Bedtime stories: How your child’s bedtime routine can help them reflect and expand

Rebekah Shallcross @mamafeminologist

👂🏼 Clinical Psychologist & Researcher
Talking all things Women’s Mental Health
Mum to Arfie
Lover of second hand bargains, leopard print and cake 🍰

I’ll be honest, we have a very loose routine when it comes to bedtime… and any parenting guru worth their salt tells me this is not good.  In the early days, having a routine was sold to me as the magic key to the elusive ‘sleep through the night’.  However, for us, strict routine or no routine, sleep has always been difficult.

So our routine looks a little different each night. Sometimes we have a bath, sometimes we read a book, and sometimes (shock horror!) we watch TV! I always try to get some good nutrients into my son in the form of a bedtime snack (especially if he has had an early tea at nursery) – @mylittlepiccolo pouches are great for this – and he loves them! Other staple bedtime rituals include: teeth brushing, having a little baby massage, giving daddy a kiss at the bottom of the stairs.

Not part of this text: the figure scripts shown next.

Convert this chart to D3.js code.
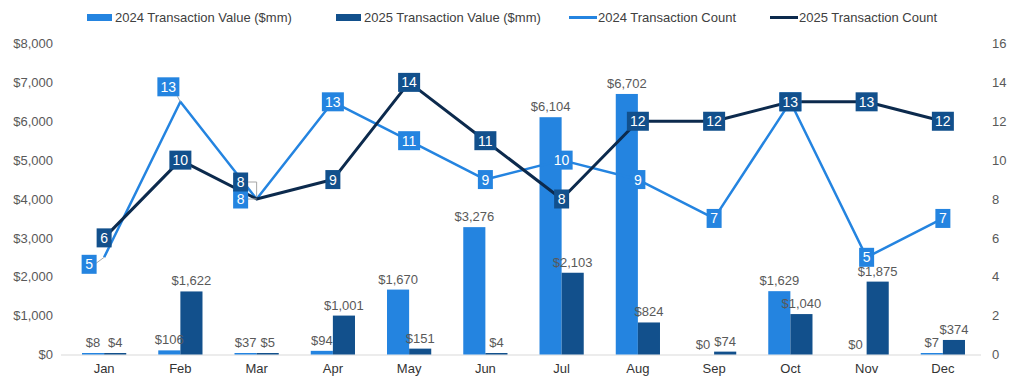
<!DOCTYPE html>
<html>
<head>
<meta charset="utf-8">
<script src="https://cdn.jsdelivr.net/npm/d3@7"></script>
<style>
  body { margin: 0; background: #fff; }
  svg { font-family: "Liberation Sans", Arial, sans-serif; }
</style>
</head>
<body>
<script>
// chart data
const months = ["Jan","Feb","Mar","Apr","May","Jun","Jul","Aug","Sep","Oct","Nov","Dec"];
const value2024 = [8, 106, 37, 94, 1670, 3276, 6104, 6702, 0, 1629, 0, 7];
const value2025 = [4, 1622, 5, 1001, 151, 4, 2103, 824, 74, 1040, 1875, 374];
const count2024 = [5, 13, 8, 13, 11, 9, 10, 9, 7, 13, 5, 7];
const count2025 = [6, 10, 8, 9, 14, 11, 8, 12, 12, 13, 13, 12];
const valueTicks = [0, 1000, 2000, 3000, 4000, 5000, 6000, 7000, 8000];
const countTicks = [0, 2, 4, 6, 8, 10, 12, 14, 16];

const w = 1026, h = 391;
const lightBlue = "#2484E0",
      darkBlue = "#12508C",
      navy = "#0C2A4D";

const svg = d3.select("body").append("svg")
  .attr("width", w)
  .attr("height", h);

const x = d3.scaleBand()
  .domain(months)
  .range([66, 981])
  .paddingInner(0.42)
  .paddingOuter(0.21);

const xInner = d3.scaleBand()
  .domain(["2024", "2025"])
  .range([0, x.bandwidth()]);

const yLeft = d3.scaleLinear().domain([0, 8000]).range([354.5, 43.5]);
const yRight = d3.scaleLinear().domain([0, 16]).range([354.5, 43.5]);

const fmt = d3.format("$,");

// axes
const leftAxis = svg.append("g")
  .attr("transform", "translate(56,0)")
  .call(d3.axisLeft(yLeft).tickValues(valueTicks).tickFormat(fmt).tickSize(0).tickPadding(3));
leftAxis.select(".domain").remove();

const rightAxis = svg.append("g")
  .attr("transform", "translate(989,0)")
  .call(d3.axisRight(yRight).tickValues(countTicks).tickSize(0).tickPadding(3));
rightAxis.select(".domain").remove();

svg.selectAll(".tick text")
  .attr("font-size", 13)
  .attr("font-family", "Liberation Sans, Arial, sans-serif")
  .attr("fill", "#595959");

const bottomAxis = svg.append("g")
  .attr("transform", "translate(0,355)")
  .call(d3.axisBottom(x).tickSize(0).tickPadding(9));
bottomAxis.select(".domain").attr("stroke", "#D9D9D9").attr("d", "M66,0H981");
bottomAxis.selectAll(".tick text")
  .attr("font-size", 13)
  .attr("font-family", "Liberation Sans, Arial, sans-serif")
  .attr("fill", "#333");

svg.append("line")
  .attr("x1", 61).attr("x2", 66)
  .attr("y1", 355).attr("y2", 355)
  .attr("stroke", "#D9D9D9");

// bars
const barData = [];
months.forEach((m, i) => {
  barData.push({ m, key: "2024", v: value2024[i] });
  barData.push({ m, key: "2025", v: value2025[i] });
});

const barH = d => d.v > 0 ? Math.max(1.5, yLeft(0) - yLeft(d.v)) : 0;

svg.append("g").selectAll("rect")
  .data(barData)
  .enter()
  .append("rect")
  .attr("x", d => x(d.m) + xInner(d.key))
  .attr("width", xInner.bandwidth())
  .attr("y", d => yLeft(0) - barH(d))
  .attr("height", d => barH(d))
  .attr("fill", d => d.key === "2024" ? lightBlue : darkBlue);

svg.append("g").selectAll("text")
  .data(barData)
  .enter()
  .append("text")
  .attr("x", d => x(d.m) + xInner(d.key) + xInner.bandwidth() / 2)
  .attr("y", d => yLeft(0) - barH(d) - 6)
  .attr("text-anchor", "middle")
  .attr("font-size", 13)
  .attr("fill", "#595959")
  .text(d => fmt(d.v));

// lines
const cx = m => x(m) + x.bandwidth() / 2;
const line = d3.line()
  .x((d, i) => cx(months[i]))
  .y(d => yRight(d));

svg.append("path")
  .datum(count2024)
  .attr("d", line)
  .attr("fill", "none")
  .attr("stroke", lightBlue)
  .attr("stroke-width", 2.5)
  .attr("stroke-linejoin", "round");

svg.append("path")
  .datum(count2025)
  .attr("d", line)
  .attr("fill", "none")
  .attr("stroke", navy)
  .attr("stroke-width", 3)
  .attr("stroke-linejoin", "round");

// count labels (a few nudged off the point like the original)
const nudge = {
  "2024-0": [-15, 7],
  "2024-1": [-12, -15],
  "2024-2": [-16, 0],
  "2025-2": [-16, -17]
};

function drawLabels(values, key, fill) {
  const g = svg.append("g");
  values.forEach((v, i) => {
    const px = cx(months[i]), py = yRight(v);
    const off = nudge[key + "-" + i] || [0, 0];
    const lx = px + off[0], ly = py + off[1];
    const bw = v >= 10 ? 22 : 15, bh = 19;
    if (off[0] || off[1]) {
      let path;
      if (key === "2025" && i === 2) path = `M${lx + bw / 2},${ly}H${px}V${py - 2}`;
      else path = `M${lx + (off[0] ? bw / 2 - 2 : 0)},${ly + (off[1] < 0 ? bh / 2 : 0)}L${px},${py}`;
      g.append("path").attr("d", path).attr("fill", "none")
        .attr("stroke", "#A6A6A6").attr("stroke-width", 1);
    }
    g.append("rect")
      .attr("x", lx - bw / 2)
      .attr("y", ly - bh / 2)
      .attr("width", bw)
      .attr("height", bh)
      .attr("fill", fill);
    g.append("text")
      .attr("x", lx)
      .attr("y", ly + 5)
      .attr("text-anchor", "middle")
      .attr("font-size", 14)
      .attr("fill", "#fff")
      .text(v);
  });
}
drawLabels(count2024, "2024", lightBlue);
drawLabels(count2025, "2025", darkBlue);

// legend
const legendItems = [
  { label: "2024 Transaction Value ($mm)", type: "rect", color: lightBlue, x: 87 },
  { label: "2025 Transaction Value ($mm)", type: "rect", color: darkBlue, x: 336 },
  { label: "2024 Transaction Count", type: "line", color: lightBlue, x: 569 },
  { label: "2025 Transaction Count", type: "line", color: navy, x: 770 }
];

const legend = svg.append("g");
legendItems.forEach(d => {
  if (d.type === "rect") {
    legend.append("rect").attr("x", d.x).attr("y", 14).attr("width", 25).attr("height", 7).attr("fill", d.color);
  } else {
    legend.append("line").attr("x1", d.x).attr("x2", d.x + 28).attr("y1", 17.5).attr("y2", 17.5)
      .attr("stroke", d.color).attr("stroke-width", 3);
  }
  legend.append("text")
    .attr("x", d.x + (d.type === "rect" ? 28 : 29))
    .attr("y", 22)
    .attr("font-size", 13)
    .attr("fill", "#404040")
    .text(d.label);
});
</script>
</body>
</html>
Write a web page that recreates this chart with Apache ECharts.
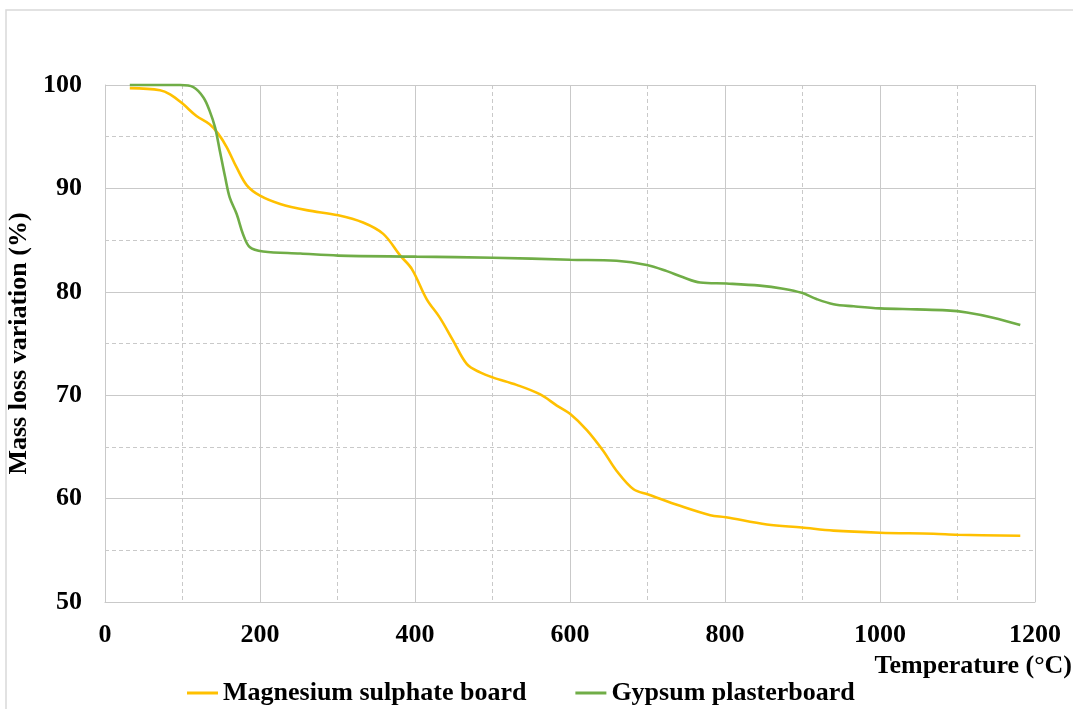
<!DOCTYPE html>
<html>
<head>
<meta charset="utf-8">
<script src="https://cdn.jsdelivr.net/npm/echarts@6/dist/echarts.min.js"></script>
<style>
  html, body { margin: 0; padding: 0; background: #ffffff; }
  #chart { width: 1073px; height: 709px; }
</style>
</head>
<body>
<div id="chart"></div>
<script>
// Thermogravimetric curves: temperature (°C) vs remaining mass (%)
const magnesiumTemp = [32, 71, 84, 100, 118, 135, 146, 157, 170, 183, 200, 226, 260, 301, 333, 359, 381, 396, 415, 432, 449, 467, 484, 501, 531, 561, 583, 600, 622, 643, 660, 682, 701, 742, 781, 801, 854, 899, 940, 1000, 1069, 1100, 1181];
const magnesiumMass = [99.7, 99.5, 99.1, 98.2, 97.0, 96.2, 95.3, 94.0, 92.0, 90.3, 89.3, 88.5, 87.9, 87.4, 86.7, 85.6, 83.5, 82.2, 79.3, 77.5, 75.3, 73.0, 72.2, 71.7, 71.0, 70.1, 69.0, 68.2, 66.6, 64.6, 62.7, 60.9, 60.4, 59.3, 58.4, 58.2, 57.5, 57.2, 56.9, 56.7, 56.6, 56.5, 56.4];

const gypsumTemp = [32, 97, 114, 127, 135, 142, 148, 155, 161, 170, 178, 187, 204, 252, 301, 402, 501, 600, 660, 699, 725, 746, 768, 802, 845, 875, 899, 918, 940, 966, 1000, 1047, 1086, 1112, 1146, 1181];
const gypsumMass = [100, 100, 99.8, 98.8, 97.5, 95.9, 93.7, 91.1, 89.1, 87.5, 85.6, 84.3, 83.9, 83.7, 83.5, 83.4, 83.3, 83.1, 83.0, 82.6, 82.0, 81.4, 80.9, 80.8, 80.6, 80.3, 79.9, 79.3, 78.8, 78.6, 78.4, 78.3, 78.2, 78.0, 77.5, 76.8];

const seriesNames = ['Magnesium sulphate board', 'Gypsum plasterboard'];
const xTitle = 'Temperature (°C)';
const yTitle = 'Mass loss variation (%)';

const zip = (xs, ys) => xs.map((x, i) => [x, ys[i]]);

const FONT = '"Liberation Serif", "Times New Roman", serif';
const gridColor = '#c9c9c9';

const chart = echarts.init(document.getElementById('chart'), null, { renderer: 'canvas' });

chart.setOption({
  backgroundColor: '#ffffff',
  animation: false,
  grid: { left: 105, right: 38, top: 85, bottom: 107, outerBoundsMode: 'none', containLabel: false },
  graphic: [
    {
      type: 'rect',
      z: -10,
      shape: { x: 6, y: 10, width: 1100, height: 720 },
      style: { fill: 'none', stroke: '#d9d9d9', lineWidth: 1.5 }
    },
    {
      type: 'text',
      right: 1,
      top: 653,
      style: { text: xTitle, font: 'bold 26px ' + FONT, fill: '#000000' }
    }
  ],
  legend: {
    left: 182,
    top: 675,
    itemGap: 49,
    itemWidth: 31,
    itemHeight: 3,
    icon: 'rect',
    textStyle: { fontFamily: FONT, fontWeight: 'bold', fontSize: 26, color: '#000000' },
    data: seriesNames
  },
  xAxis: {
    type: 'value',
    min: 0,
    max: 1200,
    interval: 200,
    axisLine: { show: true, lineStyle: { color: gridColor, width: 1 } },
    axisTick: { show: false },
    axisLabel: {
      margin: 20,
      fontFamily: FONT, fontWeight: 'bold', fontSize: 26, color: '#000000',
      formatter: v => String(v)
    },
    splitLine: { show: true, lineStyle: { color: gridColor, width: 1 } },
    minorTick: { show: false, splitNumber: 2 },
    minorSplitLine: { show: true, lineStyle: { color: gridColor, width: 1, type: [4, 3] } }
  },
  yAxis: {
    type: 'value',
    min: 50,
    max: 100,
    interval: 10,
    name: yTitle,
    nameLocation: 'middle',
    nameRotate: 90,
    nameGap: 71,
    nameTextStyle: { fontFamily: FONT, fontWeight: 'bold', fontSize: 26, color: '#000000' },
    axisLine: { show: true, lineStyle: { color: gridColor, width: 1 } },
    axisTick: { show: false },
    axisLabel: {
      margin: 23,
      fontFamily: FONT, fontWeight: 'bold', fontSize: 26, color: '#000000',
      formatter: v => String(v)
    },
    splitLine: { show: true, lineStyle: { color: gridColor, width: 1 } },
    minorTick: { show: false, splitNumber: 2 },
    minorSplitLine: { show: true, lineStyle: { color: gridColor, width: 1, type: [4, 3] } }
  },
  series: [
    {
      name: seriesNames[0],
      type: 'line',
      data: zip(magnesiumTemp, magnesiumMass),
      showSymbol: false,
      smooth: 0.35,
      clip: false,
      color: '#FFC000',
      lineStyle: { color: '#FFC000', width: 2.6 }
    },
    {
      name: seriesNames[1],
      type: 'line',
      data: zip(gypsumTemp, gypsumMass),
      showSymbol: false,
      smooth: 0.35,
      clip: false,
      color: '#70AD47',
      lineStyle: { color: '#70AD47', width: 2.6 }
    }
  ]
});
</script>
</body>
</html>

When we do read books, we have some firm favourites including ‘Along Came a Different’ by Tom McClaughlin, ‘Julian is a Mermaid’ by Jessica Love, as well as ‘The Snail & the Whale’ by Julia Donaldson and the classic from my childhood ‘Hairy Maclarey from Donaldson’s Dairy’ by Lynley Dodd.  As Arthur gets older, I am more aware of the pressures he will face in a world where men aren’t supposed to cry or be sensitive or have feelings. Research shows that boys especially really struggle to identify different feelings at primary school age, except for anger. And that’s one of the things that I love about books!  They can really challenge the mainstream societal messages that all our children will face growing up.  As such, one of the things that I will be very focused on going forward is choosing books that challenge gender stereotypes, give story to a range of different feelings and open up his world beyond what he experiences in his day to day.  In particular, I am looking forward to reading ‘I am perfectly designed’ by Karamo Brown and ‘Ruby’s Worry’ by Tom Percival.  I’m also very mindful that a lot of what Art consumes has male lead characters and, whilst we often recognise the importance of leading female characters for girls, it’s also so important that our boys read stories of girls and their adventures where the masculine is not always the centre. I’d also love to see more books with gender non-conforming characters and family units other than mum, dad and 2 kids! I’ve heard great things about ‘Who are you?’ by Brook Pessin-Whedbee, so this is another one on our list.

Another top tip if you don’t have your babe’s favourite story book to hand is to tell them the story of their day.  This, I believe, is a very insightful experience for children.  It gives them opportunity to reflect on their day, to voice any concerns they’ve had before bed, and for them to know that we have had them in our minds throughout our day, thinking about what they have done. A great way to encourage self-reflection and processing of feelings at the end of the day – a habit I’m sure you’ll agree, we could all benefit from!